To keep her dream of becoming a Commonwealth boxing champion alive, Tahreem has had to overcome many hurdles; one of them was to wear shorts while training and the other, to muster the courage to ask permission from her father to do so.
“It’s hard to train in trousers and trackies,” she says. “And sometimes when it is very hot here you can’t do it, when you are training specially, so [I] wanted to wear shorts and I thought my dad wouldn’t let me.”
But her father has proven to be much more supportive than she actually thought.
As an aid worker hailing from the Balochistan province of Pakistan, Mr Ali has had a bumpy ride.
“I was working for women’s health and education [in Pakistan], and feeling a lot of pressure, a lot of [threatening] phone calls, and I was moving from one town to another.”
I am proud because she is doing well and I hope she will excel future, not only in the Victorian (boxing circuit) but on national level
Mr Ali came to Australia in 2012 and later brought his family here, claiming they had received death threats in Pakistan.
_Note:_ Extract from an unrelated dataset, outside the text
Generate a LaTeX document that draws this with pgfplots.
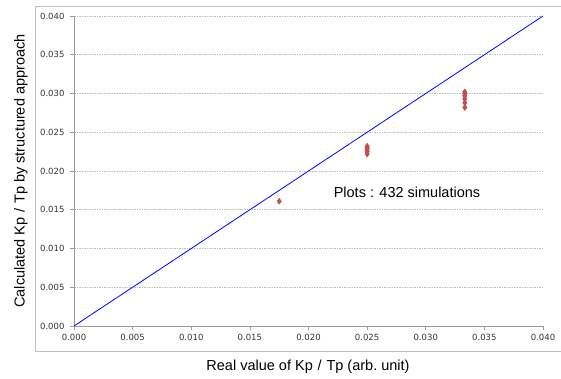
\documentclass[border=0pt]{standalone}
\usepackage{pgfplots}
\pgfplotsset{compat=1.18}
\usepackage{fontspec}
\setmainfont{Liberation Sans}
\newfontfamily\tickfont{DejaVu Sans}
\definecolor{ptred}{HTML}{C0504D}
\definecolor{gridgray}{HTML}{BFBFBF}
\definecolor{axgray}{HTML}{9A9A9A}
\begin{document}
\begin{tikzpicture}[x=1pt,y=1pt]
\useasboundingbox (-74,-53) rectangle (487,326);
\draw[gridgray, line width=0.8pt] (487,320) -- (-39,320) -- (-39,-25) -- (487,-25);
\begin{axis}[
  at={(0,0)}, anchor=south west,
  scale only axis, width=469pt, height=310pt,
  xmin=0, xmax=0.04, ymin=0, ymax=0.04,
  xtick={0,0.005,...,0.0401}, ytick={0,0.005,...,0.0401},
  axis x line*=bottom, axis y line*=left,
  axis line style={axgray, line width=0.6pt},
  every axis line/.append style={-},
  tick style={axgray, line width=0.6pt},
  major tick length=4pt,
  tick align=outside,
  ymajorgrids,
  major grid style={gridgray, dash pattern=on 1.5pt off 1pt, line width=0.6pt},
  /pgf/number format/fixed, /pgf/number format/fixed zerofill,
  /pgf/number format/precision=3,
  /pgf/number format/assume math mode=true,
  ticklabel style={font=\tickfont\fontsize{8.5}{10}\selectfont, text=black!80},
  xticklabel style={yshift=-1pt},
  yticklabel style={xshift=-2pt},
  scaled ticks=false,
  clip=false,
]
\addplot[blue, line width=0.8pt] coordinates {(0,0) (0.04,0.04)};
\addplot[only marks, mark=diamond*, mark size=3pt, mark options={fill=ptred, draw=ptred}] coordinates {
(0.0175,0.0161)
(0.025,0.0232) (0.025,0.0230) (0.025,0.0228) (0.025,0.0225) (0.025,0.0222)
(0.03333,0.0302) (0.03333,0.0300) (0.03333,0.0297) (0.03333,0.0293) (0.03333,0.0288) (0.03333,0.0282)
};
\node[font=\fontsize{14.5}{16}\selectfont] at (axis cs:0.0284,0.01729) {Plots : 432 simulations};
\end{axis}
\node[fill=white, inner sep=4pt, font=\fontsize{14.5}{16}\selectfont] at (234,-41) {Real value of Kp\,\,/\,\,Tp (arb.\ unit)};
\node[rotate=90, font=\fontsize{14.5}{16}\selectfont] at (-53,155) {Calculated Kp\,\,/\,\,Tp by structured approach};
\end{tikzpicture}
\end{document}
“We are here in the safe community;” says Mr Ali. “People are welcoming us here all the time, the schools are good, the gym people are accepting us.”
“Over there (in Pakistan) we can’t do these sorts of things.”
Mr Ali wants his children to live their lives with confidence and courage; and he has seen Tahreem overcoming her hesitations.
She has come to a point where now she feels comfortable sparring with boys, something that she could not think of doing in Pakistan.
“Boys are actually harder than the older woman,” says Tahreem.
“I was scared [of sparring with boys] before, but now it is easy and it is better for me, because in future I will be better.”
Tahreem’s coach Richard Lewer has also showered praise on her.
“Growing up she must have experienced things I can't imagine,” he says. “And courage is a big part of it.”
“And courage is a big part of boxing and it's incredible Tahreem doesn't show fear in the ring - regardless whether she's against a boy a girl - it doesn't matter, she always comes back for more.”
Courage is a big part of boxing and it's incredible Tahreem doesn't show fear in the ring - regardless whether she's against a boy a girl
Her efforts have made her father proud.
“I am proud because she is doing well and I hope she will excel future, not only in the Victorian (boxing circuit) but on national level,” he says.
She is equally thankful.
“He’s open minded and he doesn’t mind [me boxing]. Whatever I ask him, he is letting me do it, I am grateful.”
Tahreem wants to represent Australia in Commonwealth Games.
“I started here, I want to do it for Australia, so start with Victorian championship first and then work my way up to Australian (national champion) then Commonwealth Games.”